Pandoran seeds have borne sweet fruit for Panasonic, as their wildly popular Avatar Blu-ray 3D exclusive partnership with Fox led to not one but two much-buzzed-about events at the Consumer Electronics Show in Las Vegas. And for those of us who turn up our noses at a sighting of a certain Dark Lord of the Sith, there was "The Director's Vision" panel hosted by Twentieth Century Fox Home Entertainment at the crazily well-equipped Panasonic booth.
This was the first event of its kind for Fox, featuring a lineup of three well-respected directors who--not coincidentally--have recently seen their work released on Fox Blu-ray. Oliver Stone (Wall Street: Money Never Sleeps), Michael Mann (Last of the Mohicans) and Baz Luhrmann (Romeo + Juliet and Moulin Rouge) were in attendance, and the panel was moderated by Geoff Boucher of The Los Angeles Times.
The focus was of course Blu-ray, and the directors not surprisingly gushed about the significance of the high-def video disc. Michael Mann, who has shot his last few films on digital video, extolled the technical virtues. "It has more space and it has more bitrate. It's the premiere format to reproduce all the work we do. And I believe it is probably going to sustain itself as the premiere format, meaning the best reproduction format, for a good number of years. Six, seven or eight years from now."

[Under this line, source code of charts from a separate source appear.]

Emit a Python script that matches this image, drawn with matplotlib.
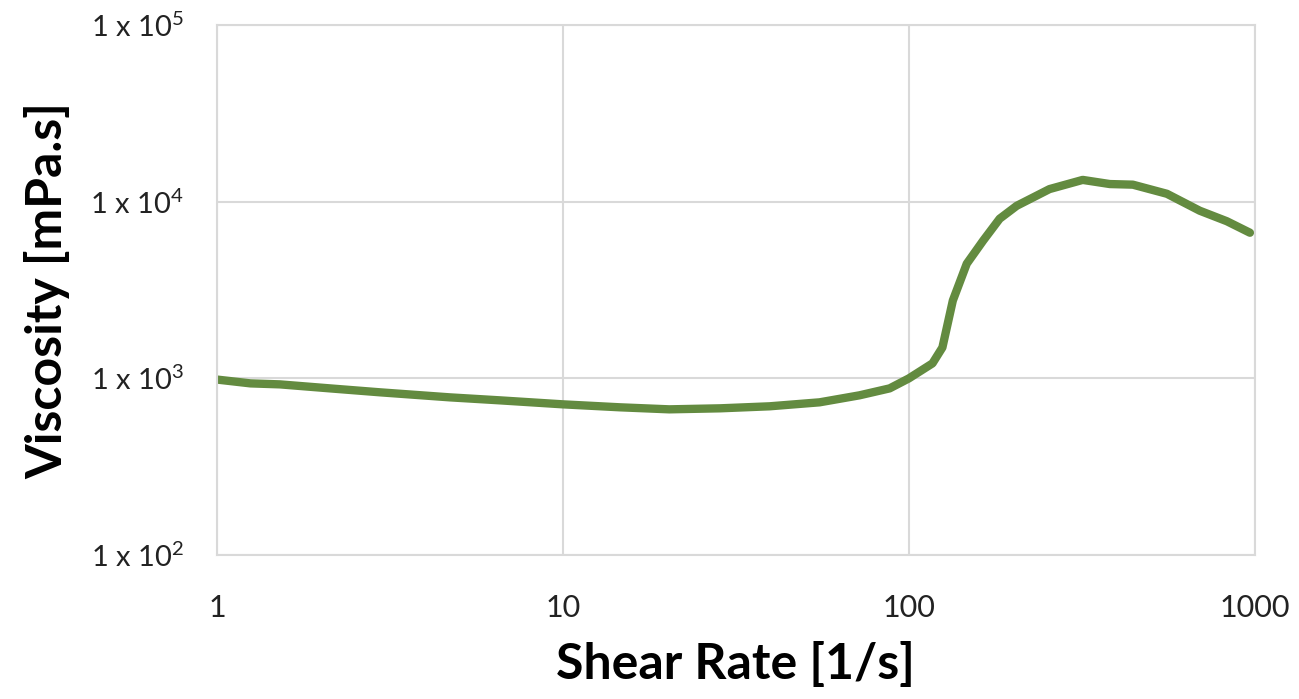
import matplotlib.pyplot as plt

plt.rcParams['font.family'] = ['Lato', 'DejaVu Sans']
plt.rcParams['mathtext.fontset'] = 'custom'
plt.rcParams['mathtext.rm'] = 'Lato'
plt.rcParams['mathtext.it'] = 'Lato'
plt.rcParams['mathtext.bf'] = 'Lato:bold'

# shear rate [1/s] and viscosity [mPa.s]
shear_rate = [1.0, 1.25, 1.52, 2.12, 2.96, 4.71, 6.58, 10.0, 14.6, 20.3, 28.5,
              39.6, 55.2, 72.0, 88.0, 100.0, 117.0, 125.0, 134.0, 147.0, 164.0,
              183.0, 205.0, 255.0, 318.0, 381.0, 444.0, 557.0, 693.0, 830.0, 968.0]
viscosity = [985, 937, 925, 878, 834, 781, 751, 713, 686, 668, 677,
             695, 732, 802, 878, 1000, 1216, 1496, 2760, 4460, 6030,
             8020, 9490, 11800, 13300, 12600, 12500, 11100, 8900, 7760, 6680]

x_ticks = [1, 10, 100, 1000]
x_labels = ['1', '10', '100', '1000']
y_ticks = [1e2, 1e3, 1e4, 1e5]
y_labels = [r'1 x 10$^{2}$', r'1 x 10$^{3}$', r'1 x 10$^{4}$', r'1 x 10$^{5}$']

fig = plt.figure(figsize=(12.99, 6.99), dpi=100)
ax = fig.add_axes([0.167, 0.206, 0.799, 0.758])

ax.plot(shear_rate, viscosity, color='#638b40', linewidth=6,
        solid_capstyle='round', solid_joinstyle='round')

ax.set_xscale('log')
ax.set_yscale('log')
ax.set_xlim(1, 1000)
ax.set_ylim(1e2, 1e5)
ax.set_xticks(x_ticks)
ax.set_xticklabels(x_labels)
ax.set_yticks(y_ticks)
ax.set_yticklabels(y_labels)
ax.minorticks_off()
ax.tick_params(length=0, labelsize=21, colors='#222222')
ax.tick_params(axis='x', labelsize=22, pad=28)
ax.tick_params(axis='y', pad=24)

ax.grid(True, color='#d9d9d9', linewidth=1.5)
for s in ax.spines.values():
    s.set_color('#d9d9d9')
    s.set_linewidth(1.5)

ax.set_xlabel('Shear Rate [1/s]', fontsize=36, fontweight='bold', labelpad=14)
ax.set_ylabel('Viscosity [mPa.s]', fontsize=36, fontweight='bold', labelpad=14)

fig.savefig('out.png', dpi=100)
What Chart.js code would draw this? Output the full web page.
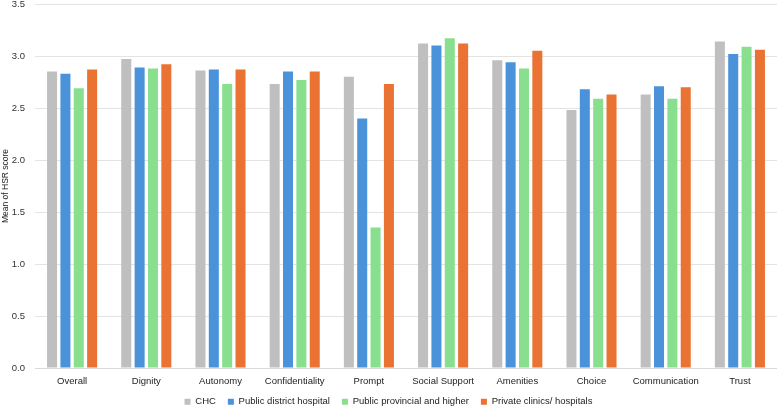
<!DOCTYPE html>
<html>
<head>
<meta charset="utf-8">
<script src="https://cdn.jsdelivr.net/npm/chart.js@4"></script>
<style>
html,body{margin:0;padding:0;background:#fff;}
#wrap{width:777px;height:406px;position:relative;}
</style>
</head>
<body>
<div id="wrap"><canvas id="c"></canvas></div>
<script>
const categories = ["Overall","Dignity","Autonomy","Confidentiality","Prompt","Social Support","Amenities","Choice","Communication","Trust"];
const seriesNames = ["CHC","Public district hospital","Public provincial and higher","Private clinics/ hospitals"];
const chc      = [2.85,2.97,2.86,2.73,2.80,3.12,2.96,2.48,2.63,3.14];
const district = [2.83,2.89,2.87,2.85,2.40,3.10,2.94,2.68,2.71,3.02];
const provincial=[2.69,2.88,2.73,2.77,1.35,3.17,2.88,2.59,2.59,3.09];
const privateC = [2.87,2.92,2.87,2.85,2.73,3.12,3.05,2.63,2.70,3.06];
const yTicks = [0,0.5,1,1.5,2,2.5,3,3.5];
const colors = ["#BFBFBF","#4A93DA","#88E08E","#EA7233"];

const seriesValues=[chc,district,provincial,privateC];
const font = "'Liberation Sans', Arial, sans-serif";

const legendFix = {
  id:'legendFix',
  beforeInit(chart){
    const lg = chart.legend;
    const orig = lg.fit;
    lg.fit = function(){ orig.call(this); this.height = 19; };
  },
  afterLayout(chart){
    chart.legend.top -= 2;
  }
};

new Chart(document.getElementById('c'),{
  type:'bar',
  data:{
    labels:categories,
    datasets:seriesValues.map((v,i)=>({
      label:seriesNames[i],
      data:v,
      backgroundColor:colors[i],
      borderWidth:0,
      categoryPercentage:0.72,
      barPercentage:0.75
    }))
  },
  plugins:[legendFix],
  options:{
    responsive:true,
    maintainAspectRatio:false,
    animation:false,
    layout:{padding:{left:0,right:0,top:4,bottom:0}},
    plugins:{
      legend:{
        position:'bottom',
        labels:{boxWidth:6,boxHeight:6,padding:12,color:'#222',font:{family:font,size:9.5}}
      },
      tooltip:{enabled:false}
    },
    scales:{
      x:{
        grid:{display:false,drawTicks:false},
        border:{color:'#D9D9D9'},
        afterFit:(s)=>{s.paddingLeft=0;s.paddingRight=0;s.height=19;},
        ticks:{color:'#222',font:{family:font,size:9.5},padding:8,maxRotation:0,autoSkip:false}
      },
      y:{
        min:0,max:3.5,
        afterBuildTicks:(s)=>{s.ticks=yTicks.map(v=>({value:v}));},
        afterFit:(s)=>{s.width=35;s.paddingTop=0;s.paddingBottom=0;},
        grid:{color:'#E3E3E3',drawTicks:false},
        border:{display:false},
        ticks:{color:'#333',font:{family:font,size:9.5},padding:10,callback:(v)=>Number(v).toFixed(1)},
        title:{display:true,text:'Mean of HSR score',color:'#222',font:{family:font,size:8.5},padding:{top:1,bottom:0}}
      }
    }
  }
});
</script>
</body>
</html>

Oliver Stone put into context the historical value of Blu-ray, comparing recent discs he's seen to how he remembered viewing classic films for the first time as a young film student. "(Blu-ray is) like having a print at home. It's a dream. I have a ball with Blu-ray. It looks great. It's a movie theater in your home, no question."

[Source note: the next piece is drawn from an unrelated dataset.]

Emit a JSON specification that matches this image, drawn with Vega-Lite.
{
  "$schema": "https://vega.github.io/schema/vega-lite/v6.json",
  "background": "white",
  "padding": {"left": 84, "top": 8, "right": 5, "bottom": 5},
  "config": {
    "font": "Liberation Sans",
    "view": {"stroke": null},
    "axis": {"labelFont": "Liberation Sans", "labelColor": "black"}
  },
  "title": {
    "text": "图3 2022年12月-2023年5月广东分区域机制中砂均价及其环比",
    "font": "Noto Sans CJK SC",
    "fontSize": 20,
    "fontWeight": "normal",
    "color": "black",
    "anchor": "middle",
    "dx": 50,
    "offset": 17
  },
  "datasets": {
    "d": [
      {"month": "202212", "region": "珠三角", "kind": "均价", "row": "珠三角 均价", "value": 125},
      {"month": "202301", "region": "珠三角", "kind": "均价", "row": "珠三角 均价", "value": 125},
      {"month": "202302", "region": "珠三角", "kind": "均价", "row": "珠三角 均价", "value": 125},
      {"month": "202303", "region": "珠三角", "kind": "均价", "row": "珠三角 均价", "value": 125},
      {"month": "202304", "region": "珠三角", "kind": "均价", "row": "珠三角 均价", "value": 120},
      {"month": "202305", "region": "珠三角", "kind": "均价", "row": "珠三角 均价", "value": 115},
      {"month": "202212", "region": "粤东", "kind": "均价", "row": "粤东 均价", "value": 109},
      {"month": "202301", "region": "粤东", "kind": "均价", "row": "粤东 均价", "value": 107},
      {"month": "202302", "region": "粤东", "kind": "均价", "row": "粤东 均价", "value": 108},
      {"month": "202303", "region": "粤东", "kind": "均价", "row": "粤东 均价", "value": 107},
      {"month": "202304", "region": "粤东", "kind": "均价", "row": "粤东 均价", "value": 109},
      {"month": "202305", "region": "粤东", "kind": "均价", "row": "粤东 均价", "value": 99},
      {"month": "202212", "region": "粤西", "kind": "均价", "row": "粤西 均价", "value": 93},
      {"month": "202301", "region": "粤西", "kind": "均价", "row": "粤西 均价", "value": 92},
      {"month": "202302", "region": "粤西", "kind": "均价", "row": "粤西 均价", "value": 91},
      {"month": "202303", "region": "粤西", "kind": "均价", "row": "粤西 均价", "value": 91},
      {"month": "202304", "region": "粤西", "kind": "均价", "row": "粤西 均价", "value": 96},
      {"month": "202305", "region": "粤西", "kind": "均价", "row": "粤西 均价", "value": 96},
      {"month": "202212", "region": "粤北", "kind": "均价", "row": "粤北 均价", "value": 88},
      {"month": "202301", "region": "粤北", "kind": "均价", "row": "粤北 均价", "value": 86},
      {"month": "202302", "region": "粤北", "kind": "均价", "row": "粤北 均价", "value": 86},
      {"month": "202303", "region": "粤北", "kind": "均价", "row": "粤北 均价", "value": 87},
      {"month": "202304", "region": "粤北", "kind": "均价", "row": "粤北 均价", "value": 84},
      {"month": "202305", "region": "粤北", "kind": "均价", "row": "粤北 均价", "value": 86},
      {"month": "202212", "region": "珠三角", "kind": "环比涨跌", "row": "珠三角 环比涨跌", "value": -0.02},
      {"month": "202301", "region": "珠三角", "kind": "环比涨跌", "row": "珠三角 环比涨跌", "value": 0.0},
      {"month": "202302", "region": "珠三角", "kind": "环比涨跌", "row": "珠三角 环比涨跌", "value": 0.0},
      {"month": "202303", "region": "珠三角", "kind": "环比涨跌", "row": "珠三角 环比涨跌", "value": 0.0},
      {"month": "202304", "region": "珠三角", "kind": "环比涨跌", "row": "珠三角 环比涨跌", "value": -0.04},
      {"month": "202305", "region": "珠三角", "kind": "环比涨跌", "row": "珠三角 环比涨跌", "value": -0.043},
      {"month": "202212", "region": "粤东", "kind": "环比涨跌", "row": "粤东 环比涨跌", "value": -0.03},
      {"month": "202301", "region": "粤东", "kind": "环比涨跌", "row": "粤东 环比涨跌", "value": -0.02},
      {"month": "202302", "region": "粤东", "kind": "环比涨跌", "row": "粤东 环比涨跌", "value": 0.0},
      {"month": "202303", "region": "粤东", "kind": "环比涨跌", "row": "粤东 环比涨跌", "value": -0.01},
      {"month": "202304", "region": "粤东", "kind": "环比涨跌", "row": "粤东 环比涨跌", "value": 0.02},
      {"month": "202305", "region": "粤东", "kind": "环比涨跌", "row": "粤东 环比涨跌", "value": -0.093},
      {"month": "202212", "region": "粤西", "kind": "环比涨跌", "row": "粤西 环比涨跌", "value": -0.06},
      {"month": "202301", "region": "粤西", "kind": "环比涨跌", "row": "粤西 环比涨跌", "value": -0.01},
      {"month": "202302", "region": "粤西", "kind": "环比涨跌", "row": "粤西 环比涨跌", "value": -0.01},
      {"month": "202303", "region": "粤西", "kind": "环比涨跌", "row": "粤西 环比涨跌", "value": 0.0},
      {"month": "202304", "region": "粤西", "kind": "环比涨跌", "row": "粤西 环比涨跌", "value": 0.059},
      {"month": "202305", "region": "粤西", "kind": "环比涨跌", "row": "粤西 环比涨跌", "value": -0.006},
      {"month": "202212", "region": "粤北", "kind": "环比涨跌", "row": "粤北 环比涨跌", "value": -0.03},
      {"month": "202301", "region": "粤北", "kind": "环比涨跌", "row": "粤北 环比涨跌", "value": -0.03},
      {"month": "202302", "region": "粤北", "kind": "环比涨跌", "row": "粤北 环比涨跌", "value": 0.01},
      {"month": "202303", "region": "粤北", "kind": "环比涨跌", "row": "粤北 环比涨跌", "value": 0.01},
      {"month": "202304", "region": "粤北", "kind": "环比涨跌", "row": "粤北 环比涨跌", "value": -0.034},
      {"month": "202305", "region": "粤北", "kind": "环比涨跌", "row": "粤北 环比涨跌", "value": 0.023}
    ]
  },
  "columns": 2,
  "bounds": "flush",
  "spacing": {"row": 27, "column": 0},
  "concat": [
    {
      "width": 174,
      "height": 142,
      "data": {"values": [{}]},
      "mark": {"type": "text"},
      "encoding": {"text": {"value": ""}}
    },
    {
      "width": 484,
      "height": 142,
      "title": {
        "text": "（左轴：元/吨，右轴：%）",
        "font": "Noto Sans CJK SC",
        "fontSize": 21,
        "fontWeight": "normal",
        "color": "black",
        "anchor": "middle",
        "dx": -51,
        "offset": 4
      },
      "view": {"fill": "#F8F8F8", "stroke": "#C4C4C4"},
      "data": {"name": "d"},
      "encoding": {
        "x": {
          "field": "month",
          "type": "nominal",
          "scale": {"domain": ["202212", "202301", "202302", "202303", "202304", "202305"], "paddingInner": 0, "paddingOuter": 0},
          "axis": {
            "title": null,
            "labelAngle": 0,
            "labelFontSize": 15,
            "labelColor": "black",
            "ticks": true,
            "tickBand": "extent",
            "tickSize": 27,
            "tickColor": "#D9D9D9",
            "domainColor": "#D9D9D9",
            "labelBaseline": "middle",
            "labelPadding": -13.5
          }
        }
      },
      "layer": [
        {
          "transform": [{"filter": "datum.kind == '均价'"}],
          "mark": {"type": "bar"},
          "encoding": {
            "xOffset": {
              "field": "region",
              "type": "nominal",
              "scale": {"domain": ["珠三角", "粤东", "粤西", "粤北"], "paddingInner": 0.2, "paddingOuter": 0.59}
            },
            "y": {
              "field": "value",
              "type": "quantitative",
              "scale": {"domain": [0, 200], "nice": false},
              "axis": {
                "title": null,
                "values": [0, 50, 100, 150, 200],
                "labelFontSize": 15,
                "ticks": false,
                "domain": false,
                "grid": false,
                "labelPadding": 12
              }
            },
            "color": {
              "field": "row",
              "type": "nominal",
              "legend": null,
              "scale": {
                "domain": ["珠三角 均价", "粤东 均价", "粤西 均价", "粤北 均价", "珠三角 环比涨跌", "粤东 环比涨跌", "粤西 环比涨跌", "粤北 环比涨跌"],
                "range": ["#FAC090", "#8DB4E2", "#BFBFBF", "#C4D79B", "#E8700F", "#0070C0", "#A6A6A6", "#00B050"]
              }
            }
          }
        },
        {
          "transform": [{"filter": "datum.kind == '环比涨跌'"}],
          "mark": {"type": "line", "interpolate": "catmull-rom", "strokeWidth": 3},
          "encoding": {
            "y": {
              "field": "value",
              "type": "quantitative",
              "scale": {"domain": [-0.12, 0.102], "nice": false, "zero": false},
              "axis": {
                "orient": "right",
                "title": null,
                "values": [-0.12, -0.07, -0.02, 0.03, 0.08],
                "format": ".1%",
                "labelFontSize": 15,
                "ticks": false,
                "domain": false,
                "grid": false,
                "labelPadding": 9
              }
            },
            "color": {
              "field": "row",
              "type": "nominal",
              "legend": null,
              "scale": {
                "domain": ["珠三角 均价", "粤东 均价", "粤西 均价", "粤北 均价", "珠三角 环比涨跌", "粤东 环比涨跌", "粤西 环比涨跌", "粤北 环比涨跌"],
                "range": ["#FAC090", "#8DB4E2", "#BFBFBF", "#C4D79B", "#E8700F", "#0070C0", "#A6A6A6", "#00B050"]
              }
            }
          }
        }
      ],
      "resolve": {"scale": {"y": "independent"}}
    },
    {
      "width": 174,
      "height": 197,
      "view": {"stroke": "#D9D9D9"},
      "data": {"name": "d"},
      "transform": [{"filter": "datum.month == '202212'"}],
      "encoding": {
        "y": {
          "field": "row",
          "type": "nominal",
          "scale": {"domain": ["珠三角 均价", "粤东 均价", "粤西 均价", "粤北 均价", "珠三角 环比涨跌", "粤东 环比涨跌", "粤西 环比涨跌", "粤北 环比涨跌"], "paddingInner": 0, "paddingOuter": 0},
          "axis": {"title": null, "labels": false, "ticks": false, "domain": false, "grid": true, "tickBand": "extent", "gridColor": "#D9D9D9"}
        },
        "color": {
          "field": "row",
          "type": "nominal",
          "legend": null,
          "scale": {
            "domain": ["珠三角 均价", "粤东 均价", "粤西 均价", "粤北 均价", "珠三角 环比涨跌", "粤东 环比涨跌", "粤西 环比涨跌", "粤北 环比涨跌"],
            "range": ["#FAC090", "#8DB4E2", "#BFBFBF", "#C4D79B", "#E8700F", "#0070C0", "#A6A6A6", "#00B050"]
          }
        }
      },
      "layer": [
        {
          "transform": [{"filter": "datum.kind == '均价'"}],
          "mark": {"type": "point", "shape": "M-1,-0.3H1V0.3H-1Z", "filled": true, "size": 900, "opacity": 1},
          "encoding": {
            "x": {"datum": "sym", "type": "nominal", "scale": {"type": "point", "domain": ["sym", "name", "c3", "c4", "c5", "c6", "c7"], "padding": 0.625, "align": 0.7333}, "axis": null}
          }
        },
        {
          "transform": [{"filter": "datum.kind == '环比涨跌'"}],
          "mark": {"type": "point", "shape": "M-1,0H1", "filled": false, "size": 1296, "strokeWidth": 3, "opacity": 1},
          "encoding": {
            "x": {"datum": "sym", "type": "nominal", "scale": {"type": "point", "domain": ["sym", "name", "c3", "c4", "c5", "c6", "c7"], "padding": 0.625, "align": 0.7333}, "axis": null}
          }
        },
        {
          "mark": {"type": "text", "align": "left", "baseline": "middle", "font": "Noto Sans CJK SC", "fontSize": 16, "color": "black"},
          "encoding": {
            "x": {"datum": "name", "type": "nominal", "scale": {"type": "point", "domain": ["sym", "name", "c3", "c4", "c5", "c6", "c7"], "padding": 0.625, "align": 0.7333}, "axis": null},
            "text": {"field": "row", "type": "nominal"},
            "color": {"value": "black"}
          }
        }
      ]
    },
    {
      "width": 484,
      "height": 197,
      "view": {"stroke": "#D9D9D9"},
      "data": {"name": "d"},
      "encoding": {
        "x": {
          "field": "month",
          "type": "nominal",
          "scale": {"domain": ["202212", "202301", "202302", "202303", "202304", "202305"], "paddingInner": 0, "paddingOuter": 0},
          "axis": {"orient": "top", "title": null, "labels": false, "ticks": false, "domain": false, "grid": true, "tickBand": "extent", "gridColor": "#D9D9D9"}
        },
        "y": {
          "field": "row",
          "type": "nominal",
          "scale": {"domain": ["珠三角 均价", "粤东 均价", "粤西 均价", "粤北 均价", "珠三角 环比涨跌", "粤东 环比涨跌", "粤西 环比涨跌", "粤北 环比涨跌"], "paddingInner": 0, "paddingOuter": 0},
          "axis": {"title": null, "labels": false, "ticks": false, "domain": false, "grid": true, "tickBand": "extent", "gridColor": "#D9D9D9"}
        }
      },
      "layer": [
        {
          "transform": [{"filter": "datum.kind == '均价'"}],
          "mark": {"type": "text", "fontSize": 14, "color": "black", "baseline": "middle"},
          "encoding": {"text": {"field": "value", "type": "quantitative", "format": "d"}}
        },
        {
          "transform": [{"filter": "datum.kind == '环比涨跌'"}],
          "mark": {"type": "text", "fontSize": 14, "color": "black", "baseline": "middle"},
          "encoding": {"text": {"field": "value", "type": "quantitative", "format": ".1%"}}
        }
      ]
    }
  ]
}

And the always animated Baz Luhrmann brought his unique brand of enthusiasm to the proceedings, making an unusual analogy for the step up represented by Blu-ray. "In the days when I first got a cassette player, Sony made them... I know we're on the Panasonic stand... but Sony invented this thing called the Walkman. And you got a Walkman cassette, and you put it on, you go, 'That is incredible!' And then someone gave you a CD: It was a new world."
From there, he went a bit more technical. "But I think what's really been exciting for me, specific to these films, is that when I made The Red Curtain Trilogy, we tried to ape three-strip Technicolor, old MGM color. We tried to get there. And to be honest with you, it was only a pretense. We couldn't do it. When I went back into Blu-ray, Jan Yarbrough, who's an absolutely gifted colorist, and he'd just done Fight Club and he had done the Godfather movies, Jan spent 1,000 hours, and I spent 100--just shows who does all the real work--rebuilding from the negative, in pursuit of the right color look. And I can honestly say, if you want to see Moulin Rouge or Romeo + Juliet in the way that I had dreamed to see it, please rush out and buy the newly released Blu-ray. To me that's a gift."
Luhrmann was also the only director present to critique the slight inconsistency between the multiple Panasonic monitors on display.